22/09/2025
VU SUR LA PLATEFORME DE ARTE
Noce de sang, film de Carlos Saura, est une œuvre où se rejoignent et s’entrelacent plusieurs arts. Inspiré d’une pièce de Federico García Lorca, il ne s’agit pourtant pas d’une simple adaptation littéraire : c’est avant tout un ballet flamenco signé Antonio Gades, sublimé par l’œil de cinéaste de Saura.

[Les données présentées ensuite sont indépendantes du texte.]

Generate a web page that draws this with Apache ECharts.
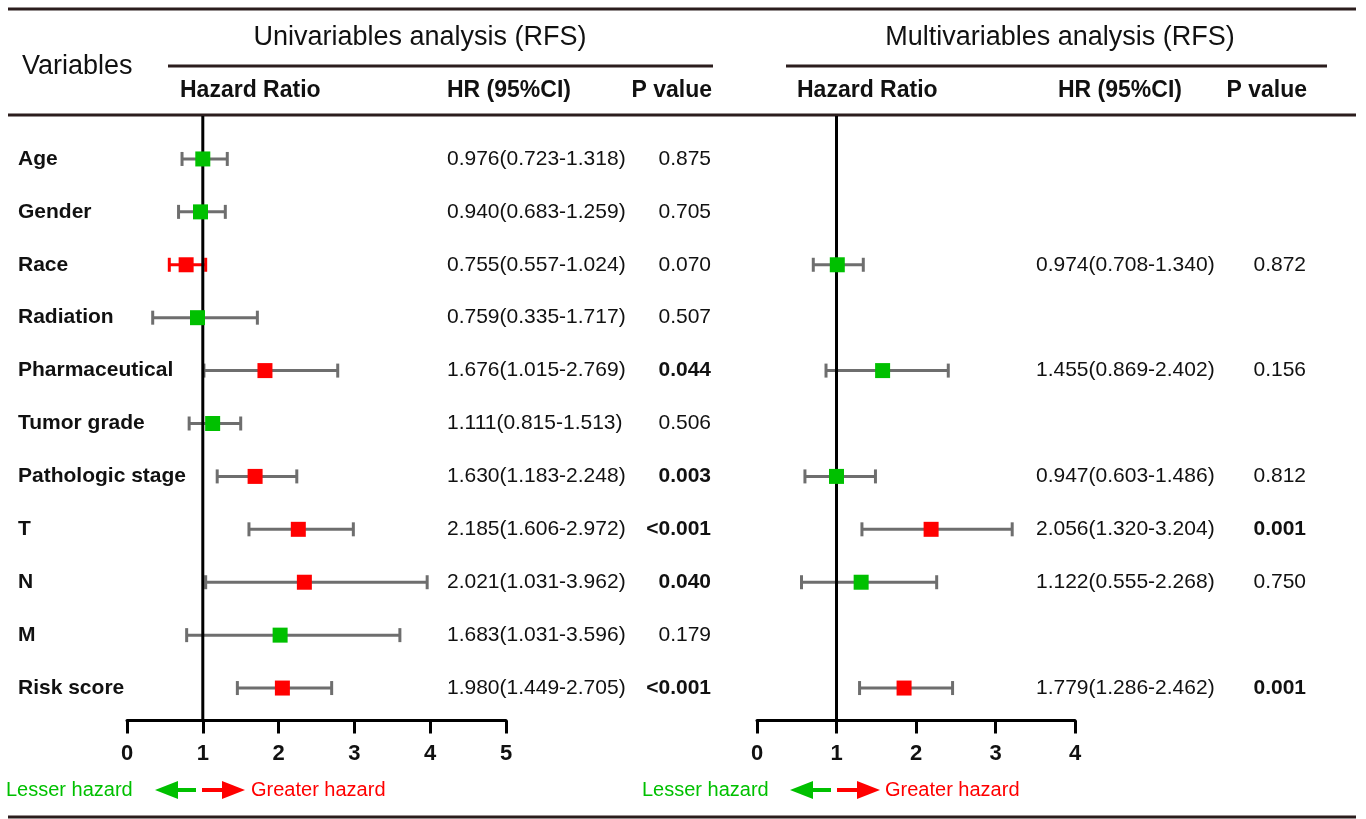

Le film s’ouvre sur un prologue presque théâtral : dans une vaste loge, les danseurs et danseuses se préparent, ajustent leurs costumes, se maquillent devant les miroirs, rient, échangent dans un joyeux tumulte. La caméra glisse d’un visage à l’autre, comme pour capter l’âme de cette troupe avant l’entrée en scène. Fait singulier, l’œuvre adopte le format 1:33, ce cadre presque carré que Gene Kelly considérait comme essentiel à la comédie musicale, là où le cinémascope l’aurait, selon lui, dénaturée. Saura semble partager cette conviction : l’intimité prime sur le spectaculaire.
Puis, dans un moment suspendu, la caméra se rapproche d’Antonio Gades lui-même. Le chorégraphe livre un monologue sur ses débuts, une confession intime qui fait office de seuil. Après cette entrée en matière, la danse peut éclore.
Je ne suis pas un connaisseur du ballet, mais il faut le dire : la beauté de ce spectacle est saisissante. Une grâce irréductible émane de chaque geste, de chaque corps. Saura, toujours à la juste distance, orchestre son film avec une science rare du cadrage et du mouvement. Jamais le spectateur n’a l’impression d’assister à une simple captation théâtrale : ici, tout respire le cinéma. Le montage, la fluidité des plans, l’intelligence de l’espace transforment la danse en un poème visuel.
Plus qu’un film, Noce de sang est une leçon d’art.